Usefull to apply some preprocessing to the trajectories or the labels.
- Parameters:
func (Callable[[Trajectory, Any], Tuple[Trajectory, Any]]) – Function to be applied to each trajectory and label pair.
- Returns:
A new Data object with the results of the function.
- Return type:
- class Dataset(name, trajs, labels, version=0)
Wraps the data with some general properties that describes a full dataset
- Parameters:
name (str) – Name of the dataset.
trajs (List[Trajectory]) – A list that contains the dataset trajectories.
labels (List[Any]) – A list that contains the label of each trajectory.

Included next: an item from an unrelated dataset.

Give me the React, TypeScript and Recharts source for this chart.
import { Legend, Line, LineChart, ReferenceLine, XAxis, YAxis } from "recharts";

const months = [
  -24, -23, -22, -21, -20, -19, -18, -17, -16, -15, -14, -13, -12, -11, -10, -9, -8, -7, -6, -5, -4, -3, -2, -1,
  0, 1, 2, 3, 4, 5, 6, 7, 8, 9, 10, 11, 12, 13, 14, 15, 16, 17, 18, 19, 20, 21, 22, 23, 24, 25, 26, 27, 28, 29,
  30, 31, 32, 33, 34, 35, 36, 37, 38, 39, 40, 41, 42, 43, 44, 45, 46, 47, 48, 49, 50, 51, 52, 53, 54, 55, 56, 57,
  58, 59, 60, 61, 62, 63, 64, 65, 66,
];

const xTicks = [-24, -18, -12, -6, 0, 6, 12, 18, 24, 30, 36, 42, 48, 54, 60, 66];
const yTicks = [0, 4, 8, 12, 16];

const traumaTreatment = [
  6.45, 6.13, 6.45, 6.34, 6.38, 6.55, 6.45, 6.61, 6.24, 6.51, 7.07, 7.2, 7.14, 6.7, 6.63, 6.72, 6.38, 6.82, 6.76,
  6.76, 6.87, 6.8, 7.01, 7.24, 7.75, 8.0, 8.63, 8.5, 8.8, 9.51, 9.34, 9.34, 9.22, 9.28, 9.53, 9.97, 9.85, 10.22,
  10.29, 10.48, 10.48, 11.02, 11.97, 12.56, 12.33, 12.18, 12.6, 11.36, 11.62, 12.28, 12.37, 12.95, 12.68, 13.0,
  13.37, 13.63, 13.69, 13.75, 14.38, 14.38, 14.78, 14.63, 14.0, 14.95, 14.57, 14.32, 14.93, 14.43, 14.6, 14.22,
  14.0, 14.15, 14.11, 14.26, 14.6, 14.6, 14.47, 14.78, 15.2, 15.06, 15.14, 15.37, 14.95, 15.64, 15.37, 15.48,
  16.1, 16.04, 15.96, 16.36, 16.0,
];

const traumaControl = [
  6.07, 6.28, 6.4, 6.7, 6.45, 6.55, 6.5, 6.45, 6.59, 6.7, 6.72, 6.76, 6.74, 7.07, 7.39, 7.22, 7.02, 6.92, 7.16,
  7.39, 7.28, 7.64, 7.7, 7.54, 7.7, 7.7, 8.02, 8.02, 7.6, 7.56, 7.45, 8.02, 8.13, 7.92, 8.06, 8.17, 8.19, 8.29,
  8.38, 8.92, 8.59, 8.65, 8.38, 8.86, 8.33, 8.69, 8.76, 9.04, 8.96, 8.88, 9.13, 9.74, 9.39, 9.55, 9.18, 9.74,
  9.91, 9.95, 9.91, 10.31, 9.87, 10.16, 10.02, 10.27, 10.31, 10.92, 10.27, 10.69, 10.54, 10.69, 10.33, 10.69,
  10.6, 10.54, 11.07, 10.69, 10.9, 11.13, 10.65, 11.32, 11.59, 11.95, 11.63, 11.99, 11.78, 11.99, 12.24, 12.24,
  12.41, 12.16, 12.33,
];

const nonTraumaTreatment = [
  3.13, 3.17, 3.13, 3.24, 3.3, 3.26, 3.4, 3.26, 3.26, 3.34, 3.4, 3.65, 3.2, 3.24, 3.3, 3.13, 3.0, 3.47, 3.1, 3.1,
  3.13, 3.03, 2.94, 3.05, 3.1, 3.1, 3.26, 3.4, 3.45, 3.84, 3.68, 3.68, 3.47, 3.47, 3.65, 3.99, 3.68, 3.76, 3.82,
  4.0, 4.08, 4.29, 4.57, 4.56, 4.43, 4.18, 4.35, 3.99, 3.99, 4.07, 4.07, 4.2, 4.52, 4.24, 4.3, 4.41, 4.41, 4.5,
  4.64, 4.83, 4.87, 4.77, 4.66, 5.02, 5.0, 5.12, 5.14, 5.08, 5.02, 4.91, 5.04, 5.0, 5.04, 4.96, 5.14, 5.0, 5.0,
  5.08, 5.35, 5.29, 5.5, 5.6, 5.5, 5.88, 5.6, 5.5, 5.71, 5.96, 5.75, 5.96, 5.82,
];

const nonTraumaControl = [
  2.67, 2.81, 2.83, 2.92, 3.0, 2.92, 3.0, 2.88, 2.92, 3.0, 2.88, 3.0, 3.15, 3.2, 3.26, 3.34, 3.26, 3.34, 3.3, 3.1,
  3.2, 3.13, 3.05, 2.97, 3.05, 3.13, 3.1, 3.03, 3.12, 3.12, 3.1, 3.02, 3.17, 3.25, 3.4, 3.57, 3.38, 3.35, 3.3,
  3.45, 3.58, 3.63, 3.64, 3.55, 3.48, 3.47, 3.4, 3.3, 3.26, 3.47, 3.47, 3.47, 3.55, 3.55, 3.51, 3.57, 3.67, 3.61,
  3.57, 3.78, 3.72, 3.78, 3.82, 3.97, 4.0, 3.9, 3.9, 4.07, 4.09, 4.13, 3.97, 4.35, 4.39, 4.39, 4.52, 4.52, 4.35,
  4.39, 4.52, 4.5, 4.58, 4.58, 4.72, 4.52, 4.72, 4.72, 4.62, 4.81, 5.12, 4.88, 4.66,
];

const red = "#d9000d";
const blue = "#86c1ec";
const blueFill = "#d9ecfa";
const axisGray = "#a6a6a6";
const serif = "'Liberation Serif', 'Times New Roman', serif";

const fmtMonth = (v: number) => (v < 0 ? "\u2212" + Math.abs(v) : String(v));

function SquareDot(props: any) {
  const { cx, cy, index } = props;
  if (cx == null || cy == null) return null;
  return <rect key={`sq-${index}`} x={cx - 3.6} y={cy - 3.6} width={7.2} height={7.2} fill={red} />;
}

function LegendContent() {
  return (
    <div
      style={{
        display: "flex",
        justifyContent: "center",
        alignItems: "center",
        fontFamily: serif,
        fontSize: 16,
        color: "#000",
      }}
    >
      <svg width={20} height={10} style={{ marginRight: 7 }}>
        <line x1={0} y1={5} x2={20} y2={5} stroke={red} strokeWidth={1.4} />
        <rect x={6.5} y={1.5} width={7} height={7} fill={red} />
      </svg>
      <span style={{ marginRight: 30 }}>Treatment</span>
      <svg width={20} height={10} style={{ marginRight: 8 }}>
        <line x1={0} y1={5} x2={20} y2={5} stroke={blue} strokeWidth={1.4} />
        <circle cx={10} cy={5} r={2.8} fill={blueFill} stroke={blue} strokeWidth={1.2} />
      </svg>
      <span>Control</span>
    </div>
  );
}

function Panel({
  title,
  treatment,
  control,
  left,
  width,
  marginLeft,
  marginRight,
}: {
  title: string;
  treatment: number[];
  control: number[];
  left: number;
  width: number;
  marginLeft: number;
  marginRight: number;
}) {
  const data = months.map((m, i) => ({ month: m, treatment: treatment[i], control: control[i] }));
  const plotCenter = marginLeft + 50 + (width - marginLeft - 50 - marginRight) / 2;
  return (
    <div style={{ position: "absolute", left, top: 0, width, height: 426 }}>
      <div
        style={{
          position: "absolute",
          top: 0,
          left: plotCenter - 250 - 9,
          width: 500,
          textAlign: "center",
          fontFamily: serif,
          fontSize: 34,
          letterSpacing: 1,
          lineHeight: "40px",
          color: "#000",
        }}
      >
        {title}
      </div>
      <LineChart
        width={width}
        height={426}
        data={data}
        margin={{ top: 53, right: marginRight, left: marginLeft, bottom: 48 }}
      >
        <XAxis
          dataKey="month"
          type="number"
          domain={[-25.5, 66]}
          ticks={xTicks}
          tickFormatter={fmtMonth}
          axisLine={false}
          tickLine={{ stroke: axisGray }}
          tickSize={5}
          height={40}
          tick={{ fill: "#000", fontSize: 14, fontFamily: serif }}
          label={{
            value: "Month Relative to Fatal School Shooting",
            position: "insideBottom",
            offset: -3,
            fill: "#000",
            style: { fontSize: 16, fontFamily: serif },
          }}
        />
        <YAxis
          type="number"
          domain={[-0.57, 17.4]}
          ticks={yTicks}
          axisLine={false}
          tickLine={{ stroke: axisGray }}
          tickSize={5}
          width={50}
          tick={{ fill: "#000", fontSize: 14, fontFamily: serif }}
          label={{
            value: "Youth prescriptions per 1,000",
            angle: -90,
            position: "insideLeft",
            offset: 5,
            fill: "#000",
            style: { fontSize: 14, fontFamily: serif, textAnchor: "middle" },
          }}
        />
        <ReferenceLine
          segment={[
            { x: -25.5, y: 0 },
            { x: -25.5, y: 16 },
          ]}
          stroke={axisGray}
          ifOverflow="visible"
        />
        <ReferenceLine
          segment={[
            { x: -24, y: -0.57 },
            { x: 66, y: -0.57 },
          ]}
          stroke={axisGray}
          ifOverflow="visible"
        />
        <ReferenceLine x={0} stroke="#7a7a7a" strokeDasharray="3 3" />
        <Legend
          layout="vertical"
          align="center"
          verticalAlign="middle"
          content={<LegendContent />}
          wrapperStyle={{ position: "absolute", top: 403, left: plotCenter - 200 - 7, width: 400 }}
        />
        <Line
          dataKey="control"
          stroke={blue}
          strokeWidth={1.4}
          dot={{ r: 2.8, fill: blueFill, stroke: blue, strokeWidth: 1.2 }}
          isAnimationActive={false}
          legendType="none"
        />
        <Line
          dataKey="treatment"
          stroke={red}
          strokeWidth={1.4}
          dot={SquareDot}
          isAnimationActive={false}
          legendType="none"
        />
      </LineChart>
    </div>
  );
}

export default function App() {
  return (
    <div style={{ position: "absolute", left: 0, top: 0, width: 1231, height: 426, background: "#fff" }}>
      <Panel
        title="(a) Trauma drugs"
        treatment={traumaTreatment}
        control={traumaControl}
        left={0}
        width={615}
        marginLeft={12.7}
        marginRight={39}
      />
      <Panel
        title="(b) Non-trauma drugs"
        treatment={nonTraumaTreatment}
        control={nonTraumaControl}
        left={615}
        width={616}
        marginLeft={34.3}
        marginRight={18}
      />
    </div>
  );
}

version (int) – Dataset version.
- static from_file(path, name)
Loads a dataset from a file.
- Parameters:
path (Path | str) –
name (str) –
- Return type:
- static geolife(redownload=False)
Loads the geolife dataset
- Parameters:
redownload (bool) –
- Return type:
- static animals(redownload=False)
Loads the animals dataset
- Parameters:
redownload (bool) –
- Return type:
- static mnist_stroke(redownload=False)
Loads the mnist_stroke dataset
- Parameters:
redownload (bool) –
- Return type:
- static hurdat2(redownload=False)
Loads the hurdat2 dataset
- Parameters:
redownload (bool) –
- Return type:
- static cma_bst(redownload=False)
Loads the cma_bst dataset
- Parameters:
redownload (bool) –
- Return type:
- static uci_gotrack(redownload=False)
Loads the uci_gotrack dataset
- Parameters:
redownload (bool) –
- Return type:
- static uci_movement_libras(redownload=False)
Loads the uci_movement_libras dataset
- Parameters:
redownload (bool) –
- Return type:
- static uci_pen_digits(redownload=False)
Loads the uci_pen_digits dataset
- Parameters:
redownload (bool) –
- Return type:
- static uci_characters(redownload=False)
Loads the uci_characters dataset
- Parameters:
redownload (bool) –
- Return type:
- static diffusive_particles(redownload=False)
Loads the diffusive particles dataset
- Parameters:
redownload (bool) –
- Return type: